[Record set]
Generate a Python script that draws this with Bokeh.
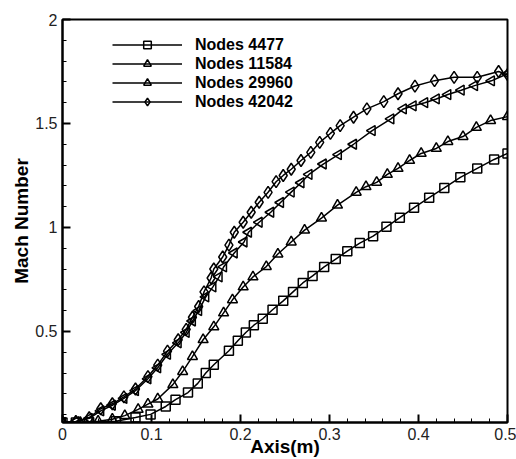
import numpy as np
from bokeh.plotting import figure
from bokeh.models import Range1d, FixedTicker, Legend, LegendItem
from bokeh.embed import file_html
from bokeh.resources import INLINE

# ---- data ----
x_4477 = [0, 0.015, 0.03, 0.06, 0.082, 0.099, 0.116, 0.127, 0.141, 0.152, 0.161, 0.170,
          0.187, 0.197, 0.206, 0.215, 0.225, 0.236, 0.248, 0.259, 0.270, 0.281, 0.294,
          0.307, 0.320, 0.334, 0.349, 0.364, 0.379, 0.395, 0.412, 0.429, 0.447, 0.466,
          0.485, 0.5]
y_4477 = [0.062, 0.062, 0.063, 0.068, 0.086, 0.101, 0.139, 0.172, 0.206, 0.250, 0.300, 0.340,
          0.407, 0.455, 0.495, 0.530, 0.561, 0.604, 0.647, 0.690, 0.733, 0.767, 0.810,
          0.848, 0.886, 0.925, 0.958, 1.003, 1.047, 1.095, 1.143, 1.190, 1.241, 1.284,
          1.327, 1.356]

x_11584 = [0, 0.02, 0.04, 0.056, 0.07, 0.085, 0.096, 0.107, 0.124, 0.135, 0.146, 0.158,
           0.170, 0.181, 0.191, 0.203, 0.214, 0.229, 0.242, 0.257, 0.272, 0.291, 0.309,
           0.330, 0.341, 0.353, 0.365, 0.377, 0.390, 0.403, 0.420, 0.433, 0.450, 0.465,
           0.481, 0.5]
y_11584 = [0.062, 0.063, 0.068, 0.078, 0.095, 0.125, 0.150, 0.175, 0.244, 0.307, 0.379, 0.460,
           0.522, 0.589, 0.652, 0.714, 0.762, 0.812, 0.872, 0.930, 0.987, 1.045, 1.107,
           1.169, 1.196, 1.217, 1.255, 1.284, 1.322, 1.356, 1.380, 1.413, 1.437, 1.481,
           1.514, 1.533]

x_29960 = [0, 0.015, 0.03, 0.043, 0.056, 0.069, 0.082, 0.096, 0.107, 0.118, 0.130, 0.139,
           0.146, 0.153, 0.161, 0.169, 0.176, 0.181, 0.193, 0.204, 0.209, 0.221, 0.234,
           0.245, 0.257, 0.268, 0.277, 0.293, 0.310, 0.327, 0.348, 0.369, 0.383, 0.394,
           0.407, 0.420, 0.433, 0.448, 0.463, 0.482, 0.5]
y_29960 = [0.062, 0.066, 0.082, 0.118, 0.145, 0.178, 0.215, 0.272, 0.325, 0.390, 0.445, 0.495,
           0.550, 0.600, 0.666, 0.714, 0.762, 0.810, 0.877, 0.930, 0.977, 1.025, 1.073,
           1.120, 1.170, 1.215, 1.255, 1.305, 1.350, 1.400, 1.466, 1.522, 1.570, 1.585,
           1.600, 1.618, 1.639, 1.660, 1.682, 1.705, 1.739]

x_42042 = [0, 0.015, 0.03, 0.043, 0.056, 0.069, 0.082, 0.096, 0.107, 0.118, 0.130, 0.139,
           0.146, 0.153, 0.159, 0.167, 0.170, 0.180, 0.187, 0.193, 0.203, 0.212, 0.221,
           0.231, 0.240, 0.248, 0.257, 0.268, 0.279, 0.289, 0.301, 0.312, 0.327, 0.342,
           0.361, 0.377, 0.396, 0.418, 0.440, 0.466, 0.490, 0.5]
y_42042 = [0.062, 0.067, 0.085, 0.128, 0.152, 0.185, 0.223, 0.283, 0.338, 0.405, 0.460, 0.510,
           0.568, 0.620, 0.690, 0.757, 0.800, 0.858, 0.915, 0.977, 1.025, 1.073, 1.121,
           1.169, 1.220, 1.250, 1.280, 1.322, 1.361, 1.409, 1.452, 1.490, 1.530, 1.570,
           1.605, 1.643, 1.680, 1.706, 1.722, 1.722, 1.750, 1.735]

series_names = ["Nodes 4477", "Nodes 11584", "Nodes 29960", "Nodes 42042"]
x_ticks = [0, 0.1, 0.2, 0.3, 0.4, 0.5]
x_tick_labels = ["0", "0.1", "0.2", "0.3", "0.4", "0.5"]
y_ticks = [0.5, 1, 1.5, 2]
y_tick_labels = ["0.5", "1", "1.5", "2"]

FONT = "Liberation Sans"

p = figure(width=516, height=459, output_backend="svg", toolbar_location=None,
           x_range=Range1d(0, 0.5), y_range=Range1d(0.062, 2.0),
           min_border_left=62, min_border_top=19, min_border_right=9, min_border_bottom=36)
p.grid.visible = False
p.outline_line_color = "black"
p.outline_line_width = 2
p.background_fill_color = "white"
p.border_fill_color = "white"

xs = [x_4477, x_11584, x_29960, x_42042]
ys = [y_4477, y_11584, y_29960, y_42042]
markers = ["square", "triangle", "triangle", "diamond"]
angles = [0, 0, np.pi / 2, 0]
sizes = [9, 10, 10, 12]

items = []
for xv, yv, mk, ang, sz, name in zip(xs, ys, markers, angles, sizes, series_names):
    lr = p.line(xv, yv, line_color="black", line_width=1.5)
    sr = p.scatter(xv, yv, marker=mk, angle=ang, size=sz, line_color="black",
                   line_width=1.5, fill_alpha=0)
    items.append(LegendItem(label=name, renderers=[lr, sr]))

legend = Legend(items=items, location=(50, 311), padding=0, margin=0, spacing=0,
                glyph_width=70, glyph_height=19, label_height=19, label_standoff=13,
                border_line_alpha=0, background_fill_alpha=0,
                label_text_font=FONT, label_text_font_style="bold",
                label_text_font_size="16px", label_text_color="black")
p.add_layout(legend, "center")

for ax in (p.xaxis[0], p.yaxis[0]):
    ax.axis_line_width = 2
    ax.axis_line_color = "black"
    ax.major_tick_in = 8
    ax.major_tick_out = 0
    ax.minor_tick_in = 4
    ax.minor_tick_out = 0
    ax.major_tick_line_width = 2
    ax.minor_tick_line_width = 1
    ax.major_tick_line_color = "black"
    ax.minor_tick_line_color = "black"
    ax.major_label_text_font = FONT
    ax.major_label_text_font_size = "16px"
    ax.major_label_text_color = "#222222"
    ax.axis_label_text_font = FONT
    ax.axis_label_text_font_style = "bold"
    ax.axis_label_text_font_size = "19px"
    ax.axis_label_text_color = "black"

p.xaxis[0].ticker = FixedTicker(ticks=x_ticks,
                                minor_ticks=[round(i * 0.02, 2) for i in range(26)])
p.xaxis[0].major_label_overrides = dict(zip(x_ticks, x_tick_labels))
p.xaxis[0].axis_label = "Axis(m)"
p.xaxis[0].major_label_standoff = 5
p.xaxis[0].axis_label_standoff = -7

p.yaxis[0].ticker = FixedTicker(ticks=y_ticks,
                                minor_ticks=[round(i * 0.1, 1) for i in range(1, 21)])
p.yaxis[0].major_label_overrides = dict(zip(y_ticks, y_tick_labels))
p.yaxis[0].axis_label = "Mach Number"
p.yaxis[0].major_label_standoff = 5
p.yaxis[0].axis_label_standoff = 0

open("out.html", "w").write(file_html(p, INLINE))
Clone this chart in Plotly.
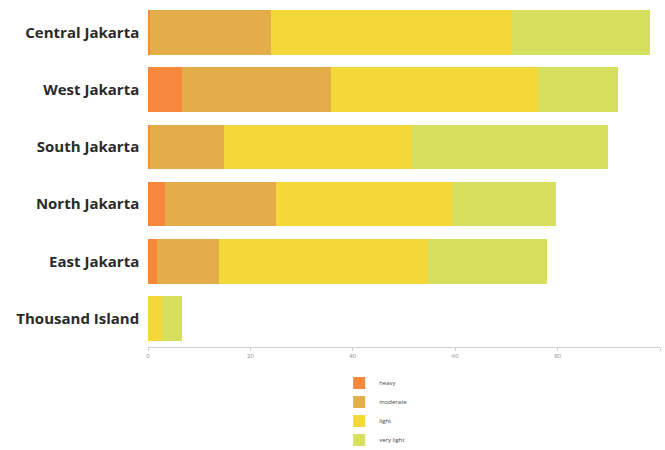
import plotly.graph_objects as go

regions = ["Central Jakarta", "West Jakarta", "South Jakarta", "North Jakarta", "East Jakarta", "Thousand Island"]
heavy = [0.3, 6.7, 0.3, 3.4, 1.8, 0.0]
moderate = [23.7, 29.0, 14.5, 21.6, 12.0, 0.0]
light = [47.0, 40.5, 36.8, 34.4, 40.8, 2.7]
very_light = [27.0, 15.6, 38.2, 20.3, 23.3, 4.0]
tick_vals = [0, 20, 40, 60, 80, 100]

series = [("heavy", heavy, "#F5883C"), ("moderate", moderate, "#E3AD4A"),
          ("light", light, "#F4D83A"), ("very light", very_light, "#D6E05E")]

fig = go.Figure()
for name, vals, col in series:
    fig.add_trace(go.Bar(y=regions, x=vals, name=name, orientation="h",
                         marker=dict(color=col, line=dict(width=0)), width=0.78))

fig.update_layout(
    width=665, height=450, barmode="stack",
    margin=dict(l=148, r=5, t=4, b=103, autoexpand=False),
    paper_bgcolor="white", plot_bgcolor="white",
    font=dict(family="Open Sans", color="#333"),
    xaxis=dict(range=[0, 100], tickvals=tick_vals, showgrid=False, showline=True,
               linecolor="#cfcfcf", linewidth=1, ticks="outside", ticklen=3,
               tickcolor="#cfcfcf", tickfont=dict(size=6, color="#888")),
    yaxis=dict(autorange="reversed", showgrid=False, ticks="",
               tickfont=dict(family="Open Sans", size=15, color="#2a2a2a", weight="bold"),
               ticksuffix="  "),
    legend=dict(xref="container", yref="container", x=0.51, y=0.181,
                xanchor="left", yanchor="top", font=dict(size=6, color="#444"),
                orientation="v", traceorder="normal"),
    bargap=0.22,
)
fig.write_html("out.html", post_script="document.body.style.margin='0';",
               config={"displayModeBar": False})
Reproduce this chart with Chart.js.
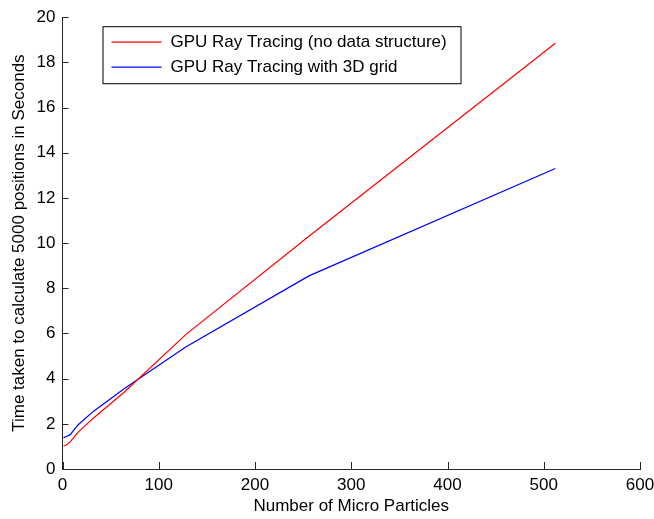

[Work to do] Repeat exactly the part that opens with the line containing "Clone this chart in Plotly." and closes with the line containing "import plotly.graph_objects as go". Include both end lines, and drop the pictures.

[Task solution]
Clone this chart in Plotly.
import plotly.graph_objects as go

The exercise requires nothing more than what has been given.